Sabemos hoje que a ciência moderna nos
ensina pouco sobre a nossa maneira de estar no mundo e que esse pouco, por mais
que se amplie, será sempre exíguo porque a exiguidade está inscrita na forma de
conhecimento que ele constitui. A ciência moderna produz conhecimentos e
desconhecimentos. Se faz do cientista um ignorante especializado faz do cidadão
comum um ignorante generalizado.
Ao contrário, a ciência pós-moderna
sabe que nenhuma forma de conhecimento ê, em si mesma, racional; só a
configuração de todas elas é racional. Tenta, pois, dialogar com outras formas
de conhecimento deixando-se penetrar por elas. A mais importante de todas é o
conhecimento do senso comum, o conhecimento vulgar e prático com que no
cotidiano orientamos as nossas ações e damos sentido à nossa vida. A ciência
moderna construiu-se contra o senso comum que considerou superficial, ilusório
e falso. A ciência pós-moderna procura reabilitar o senso comum por reconhecer
nessa forma de conhecimento algumas virtualidades para enriquecer a nossa
relação com o mundo. É certo que o conhecimento do senso comum tende a ser um
conhecimento mistificado e mistificador mas, apesar disso e apesar de ser
conservador, tem uma dimensão utópica e libertadora que pode ser ampliada por
meio do dialogo com o conhecimento cientifico. Essa dimensão aflora em algumas
das características do conhecimento do senso comum.
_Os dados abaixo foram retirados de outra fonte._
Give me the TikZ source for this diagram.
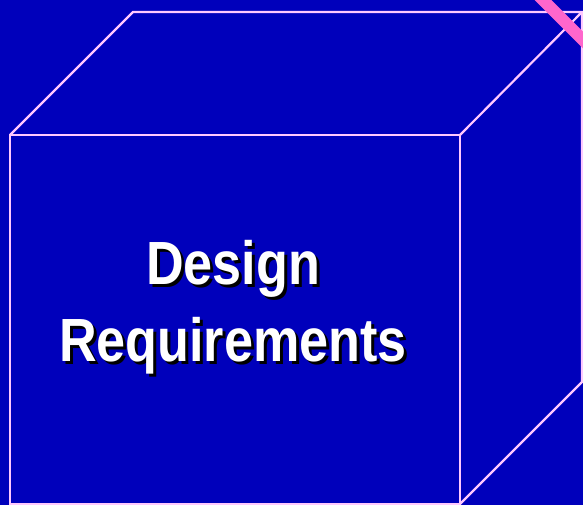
\documentclass[tikz,border=0pt]{standalone}
\usepackage{fontspec}
\setmainfont{Liberation Sans}

\definecolor{slideblue}{RGB}{0,0,187}
\definecolor{edgepink}{RGB}{255,200,255}
\definecolor{barpink}{RGB}{255,102,204}

\begin{document}
\begin{tikzpicture}[x=1pt,y=-1pt,
	cubeedge/.style={
		% thin light lines of the box
		draw=edgepink,
		line width=2.2pt,
		line join=miter
		},
	title/.style={
		% condensed bold white text
		font=\fontsize{61}{77}\selectfont\bfseries,
		align=center,
		inner sep=0pt,
		xscale=0.855,
		transform shape
		}]

	% page and background
	\useasboundingbox (0,0) rectangle (583,505);
	\fill[slideblue] (0,0) rectangle (583,505);

	% corners of the box
	\coordinate (ftl) at (10,135);
	\coordinate (ftr) at (460,135);
	\coordinate (fbr) at (460,504);
	\coordinate (fbl) at (10,504);
	\coordinate (btl) at (133,12);
	\coordinate (btr) at (582,12);
	\coordinate (bbr) at (582,382);

	\draw[cubeedge] (ftl) -- (ftr) -- (fbr) -- (fbl) -- cycle; % front face
	\draw[cubeedge] (ftl) -- (btl) -- (btr) -- (ftr); % top face
	\draw[cubeedge] (btr) -- (bbr) -- (fbr); % right face

	% pink bar in the corner
	\begin{scope}
		\clip (0,0) rectangle (583,505);
		\coordinate (barstart) at (530,-13);
		\coordinate (barend) at (600,57);
		\draw[barpink,line width=12pt] (barstart) -- (barend);
	\end{scope}

	% title with its shadow
	\node (titleshadow) [title,black] at (236,310) {Design\\Requirements};
	\node (titletext) [title,white] at (233,307) {Design\\Requirements};

\end{tikzpicture}
\end{document}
O senso comum faz coincidir causa e
intenção; subjaz-lhe uma visão do mundo assente na ação e no princípio da
criatividade e da responsabilidade individuais. O senso comum é prático e
pragmático; reproduz-se colado às trajetórias e às experiências de vida de um
dado grupo social e nessa correspondência se afirma fiável e securizante. O
senso comum é transparente e evidente; desconfia da opacidade dos objetivos
tecnológicos e do esoterismo do conhecimento em nome do principio da igualdade
do acesso ao discurso, a competência cognitiva e a competência linguística. O
senso comum é indisciplinar e imetódico; não resulta de uma prática
especificamente orientada para o produzir, reproduz-se espontaneamente no
suceder cotidiano da vida. O senso comum aceita o que existe tal como existe;
privilegia a ação que não produza rupturas significativas no real. Por último,
o senso comum é retorico e metafórico; não ensina, persuade. [...]
SANTOS, Boaventura de Sousa. Um
discurso sobre as ciências. 7. ed. Porto, Edições Afrontamento, 1995.